The request
The material below should be written out in full and exactly; pictures stay out of the copy.

━━━━━ Stored data

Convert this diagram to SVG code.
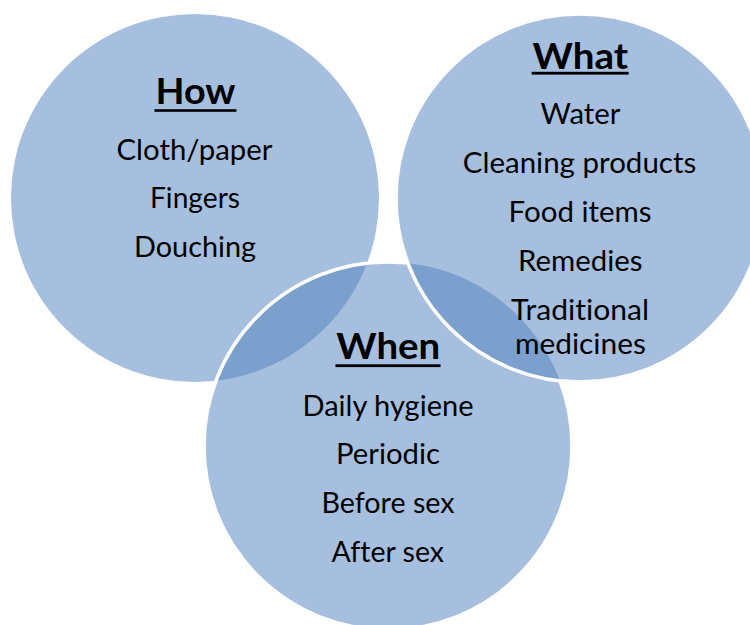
<svg xmlns="http://www.w3.org/2000/svg" width="750" height="625" viewBox="0 0 750 625">
<style>
.fill{fill:#A7BFDE}
.dark{fill:#7BA0CD}
.edge{fill:none;stroke:#FFFFFF;stroke-width:3.5}
text{font-family:Lato,"Open Sans","Liberation Sans",sans-serif;fill:#000;text-anchor:middle;font-variant-ligatures:none;font-feature-settings:"liga" 0,"clig" 0}
.t{font-size:37px;font-weight:bold}
.b{font-size:28.5px}
.u{fill:#000}
</style>
<defs>
<clipPath id="cWhen"><circle cx="388" cy="446" r="184"/></clipPath>
<clipPath id="cWhat"><circle cx="580" cy="198" r="184"/></clipPath>
</defs>
<rect width="750" height="625" fill="#FFFFFF"/>
<g id="how">
<circle class="fill" cx="195" cy="198" r="184"/>
</g>
<g id="when">
<circle class="fill" cx="388" cy="446" r="184"/>
<circle class="dark" cx="195" cy="198" r="184" clip-path="url(#cWhen)"/>
<circle class="edge" cx="388" cy="446" r="184"/>
</g>
<g id="what">
<circle class="fill" cx="580" cy="198" r="184"/>
<circle class="dark" cx="388" cy="446" r="184" clip-path="url(#cWhat)"/>
<circle class="edge" cx="580" cy="198" r="184"/>
</g>
<g id="how-text">
<text class="t" x="195.5" y="104.4" textLength="80" lengthAdjust="spacingAndGlyphs">How</text>
<rect class="u" x="154.5" y="109.2" width="82" height="2.6"/>
<text class="b" x="194.5" y="159.5" textLength="156" lengthAdjust="spacingAndGlyphs">Cloth/paper</text>
<text class="b" x="195" y="208.3" textLength="90" lengthAdjust="spacingAndGlyphs">Fingers</text>
<text class="b" x="195" y="257" textLength="122" lengthAdjust="spacingAndGlyphs">Douching</text>
</g>
<g id="what-text">
<text class="t" x="580.3" y="68.5" textLength="95.5" lengthAdjust="spacingAndGlyphs">What</text>
<rect class="u" x="531.7" y="71.8" width="97" height="2.8"/>
<text class="b" x="580.6" y="123.5" textLength="80" lengthAdjust="spacingAndGlyphs">Water</text>
<text class="b" x="579.5" y="173.3" textLength="233.5" lengthAdjust="spacingAndGlyphs">Cleaning products</text>
<text class="b" x="580.1" y="222" textLength="143" lengthAdjust="spacingAndGlyphs">Food items</text>
<text class="b" x="580.3" y="271" textLength="124.4" lengthAdjust="spacingAndGlyphs">Remedies</text>
<text class="b" x="580.1" y="320" textLength="138" lengthAdjust="spacingAndGlyphs">Traditional</text>
<text class="b" x="580.4" y="353.8" textLength="131" lengthAdjust="spacingAndGlyphs">medicines</text>
</g>
<g id="when-text">
<text class="t" x="388.3" y="358.6" textLength="104" lengthAdjust="spacingAndGlyphs">When</text>
<rect class="u" x="335.5" y="364.3" width="105" height="2.8"/>
<text class="b" x="388" y="415.5" textLength="171" lengthAdjust="spacingAndGlyphs">Daily hygiene</text>
<text class="b" x="388" y="464" textLength="104" lengthAdjust="spacingAndGlyphs">Periodic</text>
<text class="b" x="388" y="513" textLength="133" lengthAdjust="spacingAndGlyphs">Before sex</text>
<text class="b" x="387.8" y="561.8" textLength="112.4" lengthAdjust="spacingAndGlyphs">After sex</text>
</g>
</svg>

━━━━━━━━━━

Complete response
Convert this diagram to SVG code.
<svg xmlns="http://www.w3.org/2000/svg" width="750" height="625" viewBox="0 0 750 625">
<style>
.fill{fill:#A7BFDE}
.dark{fill:#7BA0CD}
.edge{fill:none;stroke:#FFFFFF;stroke-width:3.5}
text{font-family:Lato,"Open Sans","Liberation Sans",sans-serif;fill:#000;text-anchor:middle;font-variant-ligatures:none;font-feature-settings:"liga" 0,"clig" 0}
.t{font-size:37px;font-weight:bold}
.b{font-size:28.5px}
.u{fill:#000}
</style>
<defs>
<clipPath id="cWhen"><circle cx="388" cy="446" r="184"/></clipPath>
<clipPath id="cWhat"><circle cx="580" cy="198" r="184"/></clipPath>
</defs>
<rect width="750" height="625" fill="#FFFFFF"/>
<g id="how">
<circle class="fill" cx="195" cy="198" r="184"/>
</g>
<g id="when">
<circle class="fill" cx="388" cy="446" r="184"/>
<circle class="dark" cx="195" cy="198" r="184" clip-path="url(#cWhen)"/>
<circle class="edge" cx="388" cy="446" r="184"/>
</g>
<g id="what">
<circle class="fill" cx="580" cy="198" r="184"/>
<circle class="dark" cx="388" cy="446" r="184" clip-path="url(#cWhat)"/>
<circle class="edge" cx="580" cy="198" r="184"/>
</g>
<g id="how-text">
<text class="t" x="195.5" y="104.4" textLength="80" lengthAdjust="spacingAndGlyphs">How</text>
<rect class="u" x="154.5" y="109.2" width="82" height="2.6"/>
<text class="b" x="194.5" y="159.5" textLength="156" lengthAdjust="spacingAndGlyphs">Cloth/paper</text>
<text class="b" x="195" y="208.3" textLength="90" lengthAdjust="spacingAndGlyphs">Fingers</text>
<text class="b" x="195" y="257" textLength="122" lengthAdjust="spacingAndGlyphs">Douching</text>
</g>
<g id="what-text">
<text class="t" x="580.3" y="68.5" textLength="95.5" lengthAdjust="spacingAndGlyphs">What</text>
<rect class="u" x="531.7" y="71.8" width="97" height="2.8"/>
<text class="b" x="580.6" y="123.5" textLength="80" lengthAdjust="spacingAndGlyphs">Water</text>
<text class="b" x="579.5" y="173.3" textLength="233.5" lengthAdjust="spacingAndGlyphs">Cleaning products</text>
<text class="b" x="580.1" y="222" textLength="143" lengthAdjust="spacingAndGlyphs">Food items</text>
<text class="b" x="580.3" y="271" textLength="124.4" lengthAdjust="spacingAndGlyphs">Remedies</text>
<text class="b" x="580.1" y="320" textLength="138" lengthAdjust="spacingAndGlyphs">Traditional</text>
<text class="b" x="580.4" y="353.8" textLength="131" lengthAdjust="spacingAndGlyphs">medicines</text>
</g>
<g id="when-text">
<text class="t" x="388.3" y="358.6" textLength="104" lengthAdjust="spacingAndGlyphs">When</text>
<rect class="u" x="335.5" y="364.3" width="105" height="2.8"/>
<text class="b" x="388" y="415.5" textLength="171" lengthAdjust="spacingAndGlyphs">Daily hygiene</text>
<text class="b" x="388" y="464" textLength="104" lengthAdjust="spacingAndGlyphs">Periodic</text>
<text class="b" x="388" y="513" textLength="133" lengthAdjust="spacingAndGlyphs">Before sex</text>
<text class="b" x="387.8" y="561.8" textLength="112.4" lengthAdjust="spacingAndGlyphs">After sex</text>
</g>
</svg>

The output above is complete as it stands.